Cool the corn quickly to prevent overcooking. It’s best cool it as soon as you finish blanching the corn. Let the corn sit in the ice cold water for about 7 minutes.

label baggies

Step 6

Label your bags and vacuum seal the Corn. I always label items according to the date that I put them in the freezer. This way helps ensure that I go through the older items first. I also label my bags before I put anything in them because it’s easier to write on a flat surface than a bulky bag. I always use a black sharpie marker to write with because it’s permanent and easier to read.

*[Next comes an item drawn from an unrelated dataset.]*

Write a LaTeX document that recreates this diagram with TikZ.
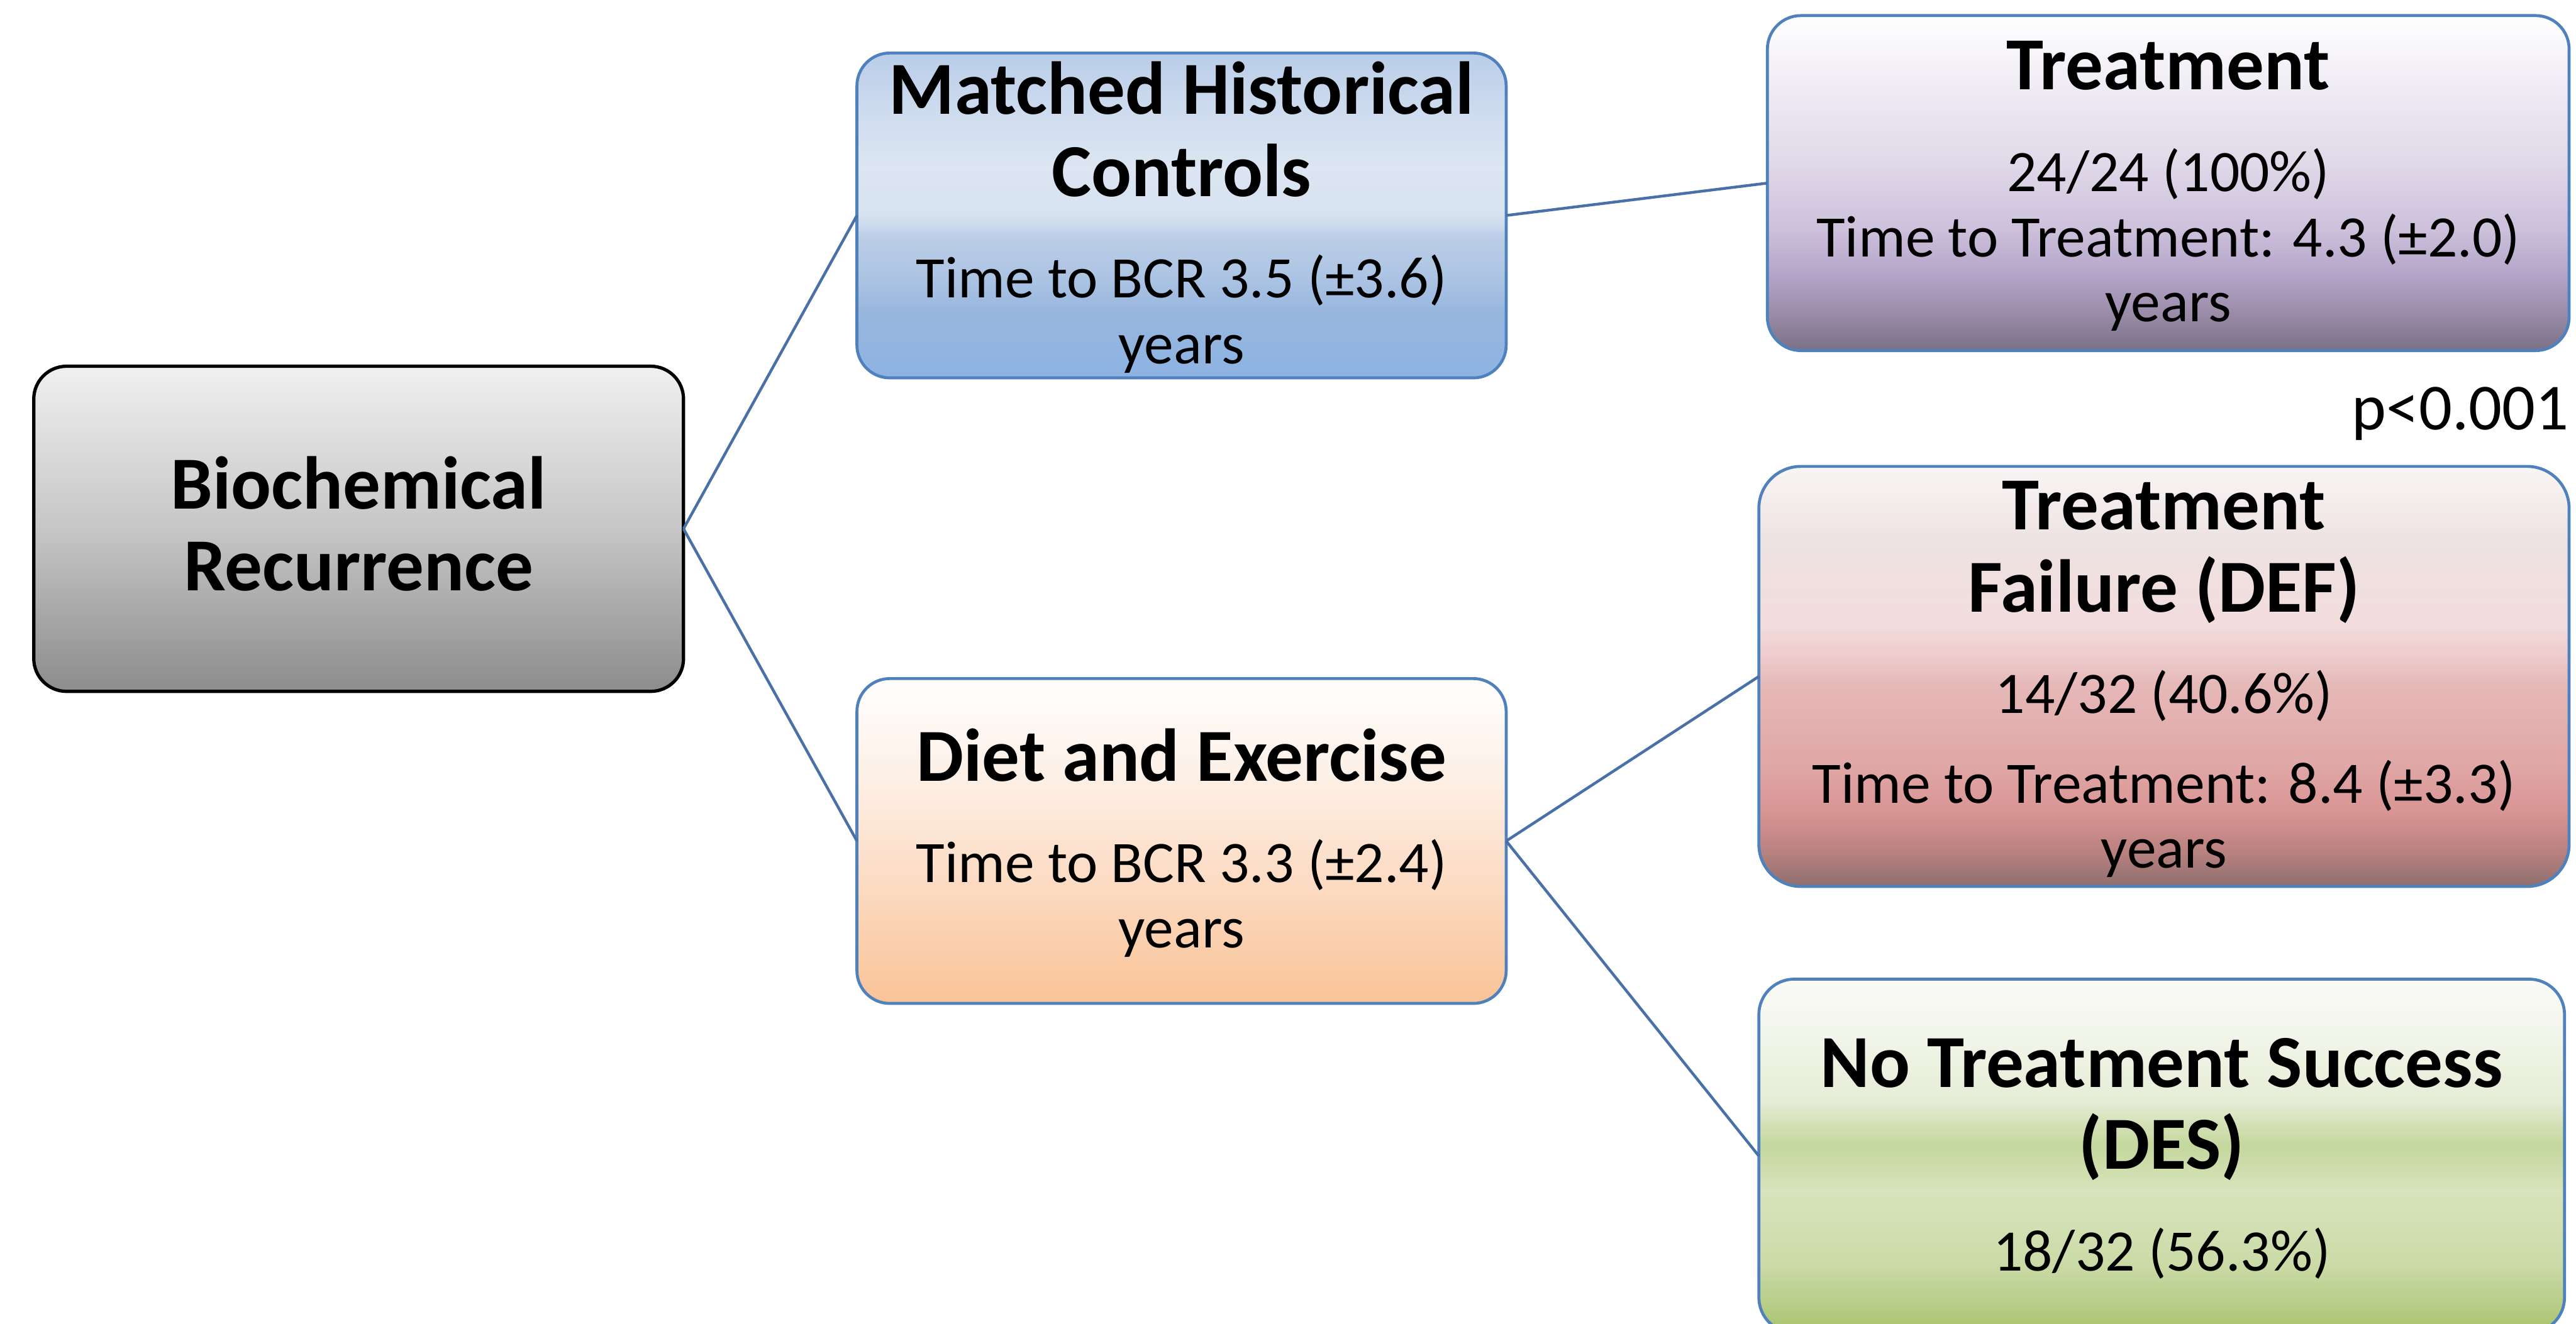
\documentclass[tikz,border=0pt]{standalone}
\usepackage{fontspec}
\setmainfont{Carlito}
% colours
\definecolor{lineblue}{HTML}{4A70A8}
\definecolor{boxblue}{HTML}{4F81BD}
\definecolor{aA}{HTML}{F0F0F0}\definecolor{aB}{HTML}{C6C6C6}\definecolor{aC}{HTML}{8C8C8C}
\definecolor{bA}{HTML}{B9CDE8}\definecolor{bB}{HTML}{D0DDEF}\definecolor{bC}{HTML}{DCE6F2}\definecolor{bD}{HTML}{D7E2F0}
\definecolor{bE}{HTML}{BACDE6}\definecolor{bF}{HTML}{ABC3E3}\definecolor{bG}{HTML}{97B6DE}\definecolor{bH}{HTML}{8DB3E2}
\definecolor{cA}{HTML}{FFFFFF}\definecolor{cB}{HTML}{FDF0E6}\definecolor{cC}{HTML}{FCDDC6}\definecolor{cD}{HTML}{F9C397}
\definecolor{dA}{HTML}{FFFFFF}\definecolor{dB}{HTML}{EEEAF3}\definecolor{dC}{HTML}{E0D9E9}\definecolor{dD}{HTML}{CCC0DB}
\definecolor{dE}{HTML}{B3A3C8}\definecolor{dF}{HTML}{9A8CA8}\definecolor{dG}{HTML}{7A7085}
\definecolor{eA}{HTML}{F9F5F5}\definecolor{eB}{HTML}{EEE2E2}\definecolor{eC}{HTML}{F2DCDC}\definecolor{eD}{HTML}{EDCCCC}
\definecolor{eE}{HTML}{E6B8B8}\definecolor{eF}{HTML}{DFA6A5}\definecolor{eG}{HTML}{D99594}\definecolor{eH}{HTML}{B7817F}\definecolor{eI}{HTML}{8E6F6E}
\definecolor{fA}{HTML}{FAFBF7}\definecolor{fB}{HTML}{F3F6EC}\definecolor{fC}{HTML}{E6EDD6}\definecolor{fD}{HTML}{C4D79D}
\definecolor{fE}{HTML}{D7E4BC}\definecolor{fF}{HTML}{CBDBA8}\definecolor{fG}{HTML}{B5CC85}\definecolor{fH}{HTML}{A6C26A}
% shadings (box spans 25bp..75bp, top = 75bp)
\pgfdeclareverticalshading{shA}{100bp}{color(0bp)=(aC); color(25bp)=(aC); color(50bp)=(aB); color(75bp)=(aA); color(100bp)=(aA)}
\pgfdeclareverticalshading{shB}{100bp}{color(0bp)=(bH); color(25bp)=(bH); color(35bp)=(bG); color(40bp)=(bF); color(46.5bp)=(bE); color(50bp)=(bD); color(57.5bp)=(bC); color(65bp)=(bB); color(75bp)=(bA); color(100bp)=(bA)}
\pgfdeclareverticalshading{shC}{100bp}{color(0bp)=(cD); color(25bp)=(cD); color(45bp)=(cC); color(60bp)=(cB); color(75bp)=(cA); color(100bp)=(cA)}
\pgfdeclareverticalshading{shD}{100bp}{color(0bp)=(dG); color(25bp)=(dG); color(30.5bp)=(dF); color(36bp)=(dE); color(43bp)=(dD); color(53bp)=(dC); color(63.5bp)=(dB); color(75bp)=(dA); color(100bp)=(dA)}
\pgfdeclareverticalshading{shE}{100bp}{color(0bp)=(eI); color(25bp)=(eI); color(29bp)=(eH); color(34bp)=(eG); color(39bp)=(eF); color(49bp)=(eE); color(52.5bp)=(eD); color(56bp)=(eC); color(66bp)=(eB); color(75bp)=(eA); color(100bp)=(eA)}
\pgfdeclareverticalshading{shF}{100bp}{color(0bp)=(fH); color(25bp)=(fH); color(28.5bp)=(fG); color(35bp)=(fF); color(45bp)=(fE); color(51.5bp)=(fD); color(58bp)=(fC); color(68bp)=(fB); color(75bp)=(fA); color(100bp)=(fA)}
\begin{document}
\begin{tikzpicture}[x=0.5pt,y=-0.5pt,
  box/.style={rectangle, outer sep=0pt, inner sep=0pt, draw=boxblue, line width=0.9pt},
  ttl/.style={anchor=base, inner sep=0pt, font=\bfseries\fontsize{22.8}{27}\selectfont},
  bdy/.style={anchor=base, inner sep=0pt, font=\fontsize{17.9}{21}\selectfont},
  conn/.style={draw=lineblue, line width=0.85pt}]
\useasboundingbox (0,0) rectangle (1568,806);
\clip (0,0) rectangle (1568,806);
\fill[white] (0,0) rectangle (1568,806);
% boxes
\node[box, draw=black, line width=1pt, shading=shA, rounded corners=10pt, minimum width=197.75pt, minimum height=99pt] (bcr) at (218.3,322) {};
\node[box, shading=shB, rounded corners=10pt, minimum width=197.6pt, minimum height=98.9pt] (mhc) at (719.2,131.2) {};
\node[box, shading=shC, rounded corners=10pt, minimum width=197.6pt, minimum height=98.9pt] (dex) at (719.2,512.1) {};
\node[box, shading=shD, rounded corners=10.2pt, minimum width=244pt, minimum height=102pt] (trt) at (1319.8,111.5) {};
\node[box, shading=shE, rounded corners=12.8pt, minimum width=246.6pt, minimum height=127.9pt] (def) at (1317.2,411.9) {};
\node[box, shading=shF, rounded corners=10.8pt, minimum width=245.2pt, minimum height=107.7pt] (des) at (1315.8,703.9) {};
% connectors
\draw[conn] (bcr.east) -- (mhc.west);
\draw[conn] (bcr.east) -- (dex.west);
\draw[conn] (mhc.east) -- (trt.west);
\draw[conn] (dex.east) -- (def.west);
\draw[conn] (dex.east) -- (des.west);
% texts
\node[ttl] (bcr1) at (218.3,309.7) {Biochemical};
\node[ttl] (bcr2) at (218.3,359.8) {Recurrence};
\node[ttl] (mhc1) at (719.2,69.4) {Matched Historical};
\node[ttl] (mhc2) at (719.2,119.6) {Controls};
\node[bdy] (mhc3) at (719.2,181.3) {Time to BCR 3.5 (±3.6)};
\node[bdy] (mhc4) at (719.2,221.3) {years};
\node[ttl] (dex1) at (719.2,475.6) {Diet and Exercise};
\node[bdy] (dex2) at (719.2,537.3) {Time to BCR 3.3 (±2.4)};
\node[bdy] (dex3) at (719.2,576.9) {years};
\node[ttl] (trt1) at (1319.8,54.7) {Treatment};
\node[bdy] (trt2) at (1319.8,116.7) {24/24 (100\%)};
\node[bdy] (trt3) at (1319.8,156.2) {Time to Treatment: 4.3 (±2.0)};
\node[bdy] (trt4) at (1319.8,195.9) {years};
\node[ttl] (def1) at (1317.2,322.6) {Treatment};
\node[ttl] (def2) at (1317.2,372.7) {Failure (DEF)};
\node[bdy] (def3) at (1317.2,434.4) {14/32 (40.6\%)};
\node[bdy] (def4) at (1317.2,489.1) {Time to Treatment: 8.4 (±3.3)};
\node[bdy] (def5) at (1317.2,528.6) {years};
\node[ttl] (des1) at (1315.8,661.9) {No Treatment Success};
\node[ttl] (des2) at (1315.8,711.9) {(DES)};
\node[bdy] (des3) at (1315.8,773.7) {18/32 (56.3\%)};
\node[anchor=base east, inner sep=0pt, font=\fontsize{20}{24}\selectfont] (pval) at (1564,261.5) {p<0.001};
\end{tikzpicture}
\end{document}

I used Ziploc bags for the corn and the Ziploc handheld vacuum to seal the bags. You can use regular freezer bags, just make sure you get as much air out of the bag as you can. You can also wrap each cob with saran wrap first, then place it in the freezer bag. It comes down to what works best for you.

air seal baggies

Finished Product

You can get as creative as you want when bagging the corn. I like my corn to be on the cob. Some people cut the kernels off the cob and freeze it (this method makes the corn last longer). It’s all really up to you.

I bagged four pieces whole and the other four I cut into smaller pieces. I also added butter to a few of the smaller cobs, so when I cook my corn, it will have the buttery flavor I like.

When I’m ready to cook my corn I’ll take it out of the freezer, pop it in boiling water for a few minutes and enjoy! (This process didn’t take long and it was cheaper than a 4 pack of corn at the grocery store. I have more corn and it’s healthier because it’s fresh and I know whats in it).